--- EXERCISE REQUIREMENTS ---
Retype every entry word for word.
◇ ◇ ◇ ◇
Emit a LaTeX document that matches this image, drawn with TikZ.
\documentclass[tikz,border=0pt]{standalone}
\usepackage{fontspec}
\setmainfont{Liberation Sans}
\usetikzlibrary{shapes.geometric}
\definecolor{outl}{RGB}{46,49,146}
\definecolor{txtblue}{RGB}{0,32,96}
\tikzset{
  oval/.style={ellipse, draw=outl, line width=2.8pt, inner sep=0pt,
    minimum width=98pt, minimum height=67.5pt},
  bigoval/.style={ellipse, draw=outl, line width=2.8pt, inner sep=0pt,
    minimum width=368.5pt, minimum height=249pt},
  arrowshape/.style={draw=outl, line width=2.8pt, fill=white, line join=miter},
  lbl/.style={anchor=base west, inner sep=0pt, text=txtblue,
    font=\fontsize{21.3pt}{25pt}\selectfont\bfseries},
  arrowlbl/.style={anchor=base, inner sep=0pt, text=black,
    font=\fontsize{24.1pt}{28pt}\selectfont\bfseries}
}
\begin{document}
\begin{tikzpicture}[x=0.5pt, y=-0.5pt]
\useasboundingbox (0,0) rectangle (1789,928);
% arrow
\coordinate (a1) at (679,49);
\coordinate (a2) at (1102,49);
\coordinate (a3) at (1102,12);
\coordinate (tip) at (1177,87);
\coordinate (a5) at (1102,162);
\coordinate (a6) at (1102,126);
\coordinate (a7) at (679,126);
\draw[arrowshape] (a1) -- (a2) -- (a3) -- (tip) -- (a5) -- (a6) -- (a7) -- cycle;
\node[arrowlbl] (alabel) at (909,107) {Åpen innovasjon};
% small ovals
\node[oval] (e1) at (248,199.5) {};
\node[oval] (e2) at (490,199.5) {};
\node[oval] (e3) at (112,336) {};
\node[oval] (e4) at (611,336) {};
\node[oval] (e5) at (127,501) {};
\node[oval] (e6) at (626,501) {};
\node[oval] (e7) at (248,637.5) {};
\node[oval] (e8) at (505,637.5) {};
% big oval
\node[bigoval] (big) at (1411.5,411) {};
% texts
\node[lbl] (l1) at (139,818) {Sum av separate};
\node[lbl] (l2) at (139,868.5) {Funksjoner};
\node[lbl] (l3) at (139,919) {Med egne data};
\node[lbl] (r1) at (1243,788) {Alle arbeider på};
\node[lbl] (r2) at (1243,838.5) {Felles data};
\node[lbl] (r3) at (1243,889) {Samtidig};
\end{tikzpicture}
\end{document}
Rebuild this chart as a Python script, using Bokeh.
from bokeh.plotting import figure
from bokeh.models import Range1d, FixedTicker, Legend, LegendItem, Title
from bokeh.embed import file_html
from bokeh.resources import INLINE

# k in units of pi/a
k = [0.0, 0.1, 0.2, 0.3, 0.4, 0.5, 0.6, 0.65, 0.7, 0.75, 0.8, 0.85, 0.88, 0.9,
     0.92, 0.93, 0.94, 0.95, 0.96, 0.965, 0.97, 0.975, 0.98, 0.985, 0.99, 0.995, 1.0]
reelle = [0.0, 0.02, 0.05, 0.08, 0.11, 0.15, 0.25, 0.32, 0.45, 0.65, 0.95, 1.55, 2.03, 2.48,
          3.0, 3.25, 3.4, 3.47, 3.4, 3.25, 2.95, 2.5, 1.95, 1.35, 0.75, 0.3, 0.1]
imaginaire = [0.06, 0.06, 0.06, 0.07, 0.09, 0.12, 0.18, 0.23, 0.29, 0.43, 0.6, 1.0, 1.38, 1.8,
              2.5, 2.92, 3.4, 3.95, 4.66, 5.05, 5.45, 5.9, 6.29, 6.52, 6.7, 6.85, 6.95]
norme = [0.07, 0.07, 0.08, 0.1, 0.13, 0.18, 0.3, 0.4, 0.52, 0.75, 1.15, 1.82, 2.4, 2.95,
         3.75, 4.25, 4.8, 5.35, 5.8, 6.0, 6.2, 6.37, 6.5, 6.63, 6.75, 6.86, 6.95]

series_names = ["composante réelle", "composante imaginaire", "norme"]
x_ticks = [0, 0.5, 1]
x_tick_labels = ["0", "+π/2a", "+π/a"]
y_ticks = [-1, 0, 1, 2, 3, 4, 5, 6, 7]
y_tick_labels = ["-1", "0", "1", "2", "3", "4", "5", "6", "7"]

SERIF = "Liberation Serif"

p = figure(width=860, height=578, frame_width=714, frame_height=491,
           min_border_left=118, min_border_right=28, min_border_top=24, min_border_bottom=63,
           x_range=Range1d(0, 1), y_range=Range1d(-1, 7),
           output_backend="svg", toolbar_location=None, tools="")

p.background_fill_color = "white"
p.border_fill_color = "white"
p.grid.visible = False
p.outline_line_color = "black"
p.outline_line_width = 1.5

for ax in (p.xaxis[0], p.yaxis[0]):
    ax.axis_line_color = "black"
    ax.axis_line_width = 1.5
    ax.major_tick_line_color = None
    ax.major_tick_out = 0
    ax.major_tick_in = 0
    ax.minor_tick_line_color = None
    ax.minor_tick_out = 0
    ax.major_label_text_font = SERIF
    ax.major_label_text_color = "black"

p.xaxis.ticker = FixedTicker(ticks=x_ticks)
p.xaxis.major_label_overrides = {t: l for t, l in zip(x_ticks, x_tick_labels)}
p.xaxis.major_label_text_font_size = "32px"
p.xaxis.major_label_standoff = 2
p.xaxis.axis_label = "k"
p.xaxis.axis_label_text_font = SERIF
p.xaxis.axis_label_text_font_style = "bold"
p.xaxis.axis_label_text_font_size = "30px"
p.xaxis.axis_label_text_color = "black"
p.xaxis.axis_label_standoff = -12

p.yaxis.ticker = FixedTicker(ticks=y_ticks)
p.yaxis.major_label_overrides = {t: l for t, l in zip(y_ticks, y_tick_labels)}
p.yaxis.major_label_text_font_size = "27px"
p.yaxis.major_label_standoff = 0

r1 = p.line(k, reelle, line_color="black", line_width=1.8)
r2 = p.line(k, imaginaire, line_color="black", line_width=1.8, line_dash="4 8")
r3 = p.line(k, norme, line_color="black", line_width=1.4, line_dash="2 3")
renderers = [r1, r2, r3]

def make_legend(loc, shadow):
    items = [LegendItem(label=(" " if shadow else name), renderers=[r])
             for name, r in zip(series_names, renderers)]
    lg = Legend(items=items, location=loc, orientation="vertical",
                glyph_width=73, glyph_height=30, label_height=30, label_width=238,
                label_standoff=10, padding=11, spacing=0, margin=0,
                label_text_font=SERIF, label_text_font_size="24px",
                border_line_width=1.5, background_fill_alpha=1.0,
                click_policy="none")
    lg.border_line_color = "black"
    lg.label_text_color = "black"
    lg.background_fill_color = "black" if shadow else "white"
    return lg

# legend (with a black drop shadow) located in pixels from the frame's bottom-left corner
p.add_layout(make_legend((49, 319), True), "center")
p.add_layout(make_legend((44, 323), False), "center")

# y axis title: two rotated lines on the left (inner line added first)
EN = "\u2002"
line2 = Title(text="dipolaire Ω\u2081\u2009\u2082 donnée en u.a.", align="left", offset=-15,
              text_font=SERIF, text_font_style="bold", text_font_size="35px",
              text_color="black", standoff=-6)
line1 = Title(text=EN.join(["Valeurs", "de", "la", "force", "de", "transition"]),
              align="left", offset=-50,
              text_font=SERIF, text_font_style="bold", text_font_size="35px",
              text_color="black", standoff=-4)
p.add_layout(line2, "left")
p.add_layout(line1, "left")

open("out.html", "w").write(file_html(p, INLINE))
◇ ◇ ◇ ◇
--- TASK RESULT ---
Emit a LaTeX document that matches this image, drawn with TikZ.
\documentclass[tikz,border=0pt]{standalone}
\usepackage{fontspec}
\setmainfont{Liberation Sans}
\usetikzlibrary{shapes.geometric}
\definecolor{outl}{RGB}{46,49,146}
\definecolor{txtblue}{RGB}{0,32,96}
\tikzset{
  oval/.style={ellipse, draw=outl, line width=2.8pt, inner sep=0pt,
    minimum width=98pt, minimum height=67.5pt},
  bigoval/.style={ellipse, draw=outl, line width=2.8pt, inner sep=0pt,
    minimum width=368.5pt, minimum height=249pt},
  arrowshape/.style={draw=outl, line width=2.8pt, fill=white, line join=miter},
  lbl/.style={anchor=base west, inner sep=0pt, text=txtblue,
    font=\fontsize{21.3pt}{25pt}\selectfont\bfseries},
  arrowlbl/.style={anchor=base, inner sep=0pt, text=black,
    font=\fontsize{24.1pt}{28pt}\selectfont\bfseries}
}
\begin{document}
\begin{tikzpicture}[x=0.5pt, y=-0.5pt]
\useasboundingbox (0,0) rectangle (1789,928);
% arrow
\coordinate (a1) at (679,49);
\coordinate (a2) at (1102,49);
\coordinate (a3) at (1102,12);
\coordinate (tip) at (1177,87);
\coordinate (a5) at (1102,162);
\coordinate (a6) at (1102,126);
\coordinate (a7) at (679,126);
\draw[arrowshape] (a1) -- (a2) -- (a3) -- (tip) -- (a5) -- (a6) -- (a7) -- cycle;
\node[arrowlbl] (alabel) at (909,107) {Åpen innovasjon};
% small ovals
\node[oval] (e1) at (248,199.5) {};
\node[oval] (e2) at (490,199.5) {};
\node[oval] (e3) at (112,336) {};
\node[oval] (e4) at (611,336) {};
\node[oval] (e5) at (127,501) {};
\node[oval] (e6) at (626,501) {};
\node[oval] (e7) at (248,637.5) {};
\node[oval] (e8) at (505,637.5) {};
% big oval
\node[bigoval] (big) at (1411.5,411) {};
% texts
\node[lbl] (l1) at (139,818) {Sum av separate};
\node[lbl] (l2) at (139,868.5) {Funksjoner};
\node[lbl] (l3) at (139,919) {Med egne data};
\node[lbl] (r1) at (1243,788) {Alle arbeider på};
\node[lbl] (r2) at (1243,838.5) {Felles data};
\node[lbl] (r3) at (1243,889) {Samtidig};
\end{tikzpicture}
\end{document}
Rebuild this chart as a Python script, using Bokeh.
from bokeh.plotting import figure
from bokeh.models import Range1d, FixedTicker, Legend, LegendItem, Title
from bokeh.embed import file_html
from bokeh.resources import INLINE

# k in units of pi/a
k = [0.0, 0.1, 0.2, 0.3, 0.4, 0.5, 0.6, 0.65, 0.7, 0.75, 0.8, 0.85, 0.88, 0.9,
     0.92, 0.93, 0.94, 0.95, 0.96, 0.965, 0.97, 0.975, 0.98, 0.985, 0.99, 0.995, 1.0]
reelle = [0.0, 0.02, 0.05, 0.08, 0.11, 0.15, 0.25, 0.32, 0.45, 0.65, 0.95, 1.55, 2.03, 2.48,
          3.0, 3.25, 3.4, 3.47, 3.4, 3.25, 2.95, 2.5, 1.95, 1.35, 0.75, 0.3, 0.1]
imaginaire = [0.06, 0.06, 0.06, 0.07, 0.09, 0.12, 0.18, 0.23, 0.29, 0.43, 0.6, 1.0, 1.38, 1.8,
              2.5, 2.92, 3.4, 3.95, 4.66, 5.05, 5.45, 5.9, 6.29, 6.52, 6.7, 6.85, 6.95]
norme = [0.07, 0.07, 0.08, 0.1, 0.13, 0.18, 0.3, 0.4, 0.52, 0.75, 1.15, 1.82, 2.4, 2.95,
         3.75, 4.25, 4.8, 5.35, 5.8, 6.0, 6.2, 6.37, 6.5, 6.63, 6.75, 6.86, 6.95]

series_names = ["composante réelle", "composante imaginaire", "norme"]
x_ticks = [0, 0.5, 1]
x_tick_labels = ["0", "+π/2a", "+π/a"]
y_ticks = [-1, 0, 1, 2, 3, 4, 5, 6, 7]
y_tick_labels = ["-1", "0", "1", "2", "3", "4", "5", "6", "7"]

SERIF = "Liberation Serif"

p = figure(width=860, height=578, frame_width=714, frame_height=491,
           min_border_left=118, min_border_right=28, min_border_top=24, min_border_bottom=63,
           x_range=Range1d(0, 1), y_range=Range1d(-1, 7),
           output_backend="svg", toolbar_location=None, tools="")

p.background_fill_color = "white"
p.border_fill_color = "white"
p.grid.visible = False
p.outline_line_color = "black"
p.outline_line_width = 1.5

for ax in (p.xaxis[0], p.yaxis[0]):
    ax.axis_line_color = "black"
    ax.axis_line_width = 1.5
    ax.major_tick_line_color = None
    ax.major_tick_out = 0
    ax.major_tick_in = 0
    ax.minor_tick_line_color = None
    ax.minor_tick_out = 0
    ax.major_label_text_font = SERIF
    ax.major_label_text_color = "black"

p.xaxis.ticker = FixedTicker(ticks=x_ticks)
p.xaxis.major_label_overrides = {t: l for t, l in zip(x_ticks, x_tick_labels)}
p.xaxis.major_label_text_font_size = "32px"
p.xaxis.major_label_standoff = 2
p.xaxis.axis_label = "k"
p.xaxis.axis_label_text_font = SERIF
p.xaxis.axis_label_text_font_style = "bold"
p.xaxis.axis_label_text_font_size = "30px"
p.xaxis.axis_label_text_color = "black"
p.xaxis.axis_label_standoff = -12

p.yaxis.ticker = FixedTicker(ticks=y_ticks)
p.yaxis.major_label_overrides = {t: l for t, l in zip(y_ticks, y_tick_labels)}
p.yaxis.major_label_text_font_size = "27px"
p.yaxis.major_label_standoff = 0

r1 = p.line(k, reelle, line_color="black", line_width=1.8)
r2 = p.line(k, imaginaire, line_color="black", line_width=1.8, line_dash="4 8")
r3 = p.line(k, norme, line_color="black", line_width=1.4, line_dash="2 3")
renderers = [r1, r2, r3]

def make_legend(loc, shadow):
    items = [LegendItem(label=(" " if shadow else name), renderers=[r])
             for name, r in zip(series_names, renderers)]
    lg = Legend(items=items, location=loc, orientation="vertical",
                glyph_width=73, glyph_height=30, label_height=30, label_width=238,
                label_standoff=10, padding=11, spacing=0, margin=0,
                label_text_font=SERIF, label_text_font_size="24px",
                border_line_width=1.5, background_fill_alpha=1.0,
                click_policy="none")
    lg.border_line_color = "black"
    lg.label_text_color = "black"
    lg.background_fill_color = "black" if shadow else "white"
    return lg

# legend (with a black drop shadow) located in pixels from the frame's bottom-left corner
p.add_layout(make_legend((49, 319), True), "center")
p.add_layout(make_legend((44, 323), False), "center")

# y axis title: two rotated lines on the left (inner line added first)
EN = "\u2002"
line2 = Title(text="dipolaire Ω\u2081\u2009\u2082 donnée en u.a.", align="left", offset=-15,
              text_font=SERIF, text_font_style="bold", text_font_size="35px",
              text_color="black", standoff=-6)
line1 = Title(text=EN.join(["Valeurs", "de", "la", "force", "de", "transition"]),
              align="left", offset=-50,
              text_font=SERIF, text_font_style="bold", text_font_size="35px",
              text_color="black", standoff=-4)
p.add_layout(line2, "left")
p.add_layout(line1, "left")

open("out.html", "w").write(file_html(p, INLINE))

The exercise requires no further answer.